Naapiikoan Winter by Alethea Williams
Naapiikoan Winter is a historical fiction novel by Alethea Williams
At the turn of a new century, changes unimagined are about to unfold.
THE WOMAN: Kidnapped by the Apaches, a Mexican woman learns the healing arts. Stolen by the Utes, she is sold and traded until she ends up with the Piikáni. All she has left are her skills–and her honor. What price will she pay to ensure a lasting place among the People?
THE MAN: Raised in a London charitable school, a young man at the end of the third of a seven year term of indenture to the Hudson’s Bay Company is sent to the Rocky Mountains to live among the Piikáni for the winter to learn their language and to foster trade.
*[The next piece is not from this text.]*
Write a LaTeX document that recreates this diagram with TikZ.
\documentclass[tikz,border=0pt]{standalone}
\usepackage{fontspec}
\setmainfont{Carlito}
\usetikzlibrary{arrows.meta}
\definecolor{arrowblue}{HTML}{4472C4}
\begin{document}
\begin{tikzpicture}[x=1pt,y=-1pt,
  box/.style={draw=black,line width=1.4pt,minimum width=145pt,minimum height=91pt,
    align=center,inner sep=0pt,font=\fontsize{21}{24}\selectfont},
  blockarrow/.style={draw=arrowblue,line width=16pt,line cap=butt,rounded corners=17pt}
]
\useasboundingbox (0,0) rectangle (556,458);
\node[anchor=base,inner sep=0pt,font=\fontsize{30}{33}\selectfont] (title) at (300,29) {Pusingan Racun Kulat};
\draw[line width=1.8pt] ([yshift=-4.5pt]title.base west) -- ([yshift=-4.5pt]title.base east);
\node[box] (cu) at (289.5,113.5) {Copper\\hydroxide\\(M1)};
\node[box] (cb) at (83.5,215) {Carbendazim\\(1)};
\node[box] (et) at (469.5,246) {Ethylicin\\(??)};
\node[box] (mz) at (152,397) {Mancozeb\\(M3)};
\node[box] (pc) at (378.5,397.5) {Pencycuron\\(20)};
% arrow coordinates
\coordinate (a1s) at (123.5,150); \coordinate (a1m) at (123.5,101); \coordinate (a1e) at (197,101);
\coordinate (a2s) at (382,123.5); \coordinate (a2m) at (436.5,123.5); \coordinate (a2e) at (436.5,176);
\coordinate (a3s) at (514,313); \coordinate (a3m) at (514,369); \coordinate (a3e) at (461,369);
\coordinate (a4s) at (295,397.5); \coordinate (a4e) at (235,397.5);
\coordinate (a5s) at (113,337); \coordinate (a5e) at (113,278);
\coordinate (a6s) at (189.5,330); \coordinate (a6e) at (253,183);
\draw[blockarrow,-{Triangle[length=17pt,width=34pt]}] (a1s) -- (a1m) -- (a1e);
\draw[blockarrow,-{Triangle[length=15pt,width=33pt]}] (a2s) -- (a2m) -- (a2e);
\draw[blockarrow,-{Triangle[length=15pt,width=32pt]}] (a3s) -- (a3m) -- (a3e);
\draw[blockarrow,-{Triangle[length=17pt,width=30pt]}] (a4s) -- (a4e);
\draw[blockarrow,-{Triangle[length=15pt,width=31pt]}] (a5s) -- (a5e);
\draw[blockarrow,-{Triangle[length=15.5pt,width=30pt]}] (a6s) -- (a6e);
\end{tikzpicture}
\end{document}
He dreams of his advancement in the company, but he doesn’t reckon the price for becoming entangled in the passions of the Piikáni.
THE LAND: After centuries of conflict, Náápiikoan traders approach the Piikáni, powerful members of the Blackfoot Confederation. The Piikáni already have horses and weapons, but they are promised they will become rich if they agree to trap beaver for Náápiikoan. Will the People trade their beliefs for the White Man’s bargains?
Alethea Williams is the author of Willow Vale, the story of a Tyrolean immigrant’s journey to America after WWI. Willow Vale won a 2012 Wyoming State Historical Society Publications Award. In her second novel, Walls for the Wind, a group of New York City immigrant orphans arrive in Hell on Wheels, Cheyenne, Wyoming. Walls for the Wind is a WILLA Literary Award finalist, a gold Will Rogers Medallion winner, and placed first at the Laramie Awards in the Prairie Fiction category.
Partially based on the works of Canadian trader, explorer, and mapmaker David Thompson, Náápiikoan Winter spans a continent, examining the cultures in flux at the passing of one era and the painful birth of another.
A Word from the Author
As the boundaries of new countries expand on the North American continent at the close of the eighteenth century, the Native people who remain after a sweeping smallpox epidemic must choose whether to cooperate or whether to fight the incursion of Europeans. Into this maelstrom of old versus new are dropped a Ute captive traded up the eastern side of the Rocky Mountains who has learned to survive by honing her herbal skills, and a young Hudson’s Bay Company clerk residing for the winter in a Piikáni tipi in order to learn the language to facilitate trade. As winter descends on the camp, tensions rise to a dangerous level as a young Piikáni girl pursues the white trader on whom she has settled her heart’s desire; a young Piikáni man yearns hopelessly for the wife of another; and a Shoshone youth and his grandmother, captured to help increase the numbers of the Piikáni, instead cause all manner of complications. The effects of people’s choices are severe in this unforgiving landscape, and those who choose to act must live with the consequences. Kirkus reviews calls Náápiikoan Winter “richly detailed,” and the book is rated Recommended in a review from the Historical Novel Society.